Location: Plant, Soil and Nutrition Research2011 Annual Report
1a. Objectives (from AD-416)
The goal of this research is to identify the major genes involved in Al tolerance in rice and provide a better understanding of the physiological mechanisms of Al tolerance. Our preliminary work demonstrates that as a species, rice is capable of growing at Al3+ activities that are between 5-15 times higher than that for maize, sorghum, and wheat, leading us to hypothesize that rice may be a source of novel Al tolerance genes.

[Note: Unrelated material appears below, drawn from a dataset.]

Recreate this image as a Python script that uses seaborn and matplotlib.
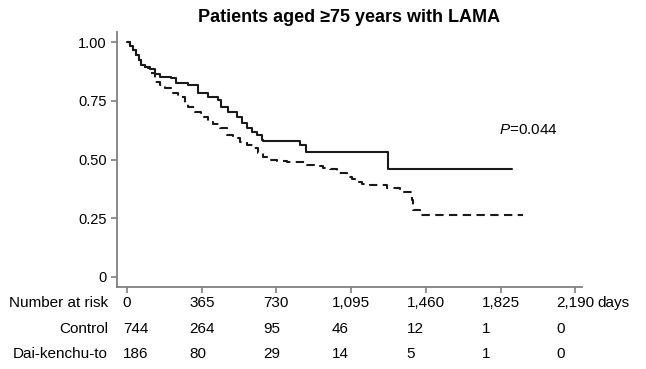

1b. Approach (from AD-416)
1. Characterize T-DNA knockouts for candidate AltSB MATE homologs in rice for physiological function and involvement in Al tolerance and quantification of the role of these candidate MATE genes in rice Al tolerance. 2. Fine map and/or clone the gene(s) underlying the novel major Al resistance QTL we recently identified on rice chr 12. 3. Complete the whole genome mapping for rice Al tolerance using the OryzaSNP II chip (44k SNP chip). 4) Initiate development of Al tolerance near isogenic lines (NILs) based on identified QTLs and also newly mapped loci from whole genome association mapping to quantify the contribution of individual loci to Al tolerance and as a resource for breeding for rice Al tolerance.
3. Progress Report
In the second year of this project, “association genetics” analysis of rice Al tolerance which involves phenotyping of a panel of 400 different rice lines for Al tolerance, were conducted. This diversity panel has been genotyped with over 44,000 unique molecular markers. Association genetics involved using a novel statistical program to identify molecular markers that associate with rice Al tolerance. Using this approach, we have identified a number of novel regions of the rice genome where Al tolerance genes reside and are in the process of cloning and evaluating candidate Al tolerance genes.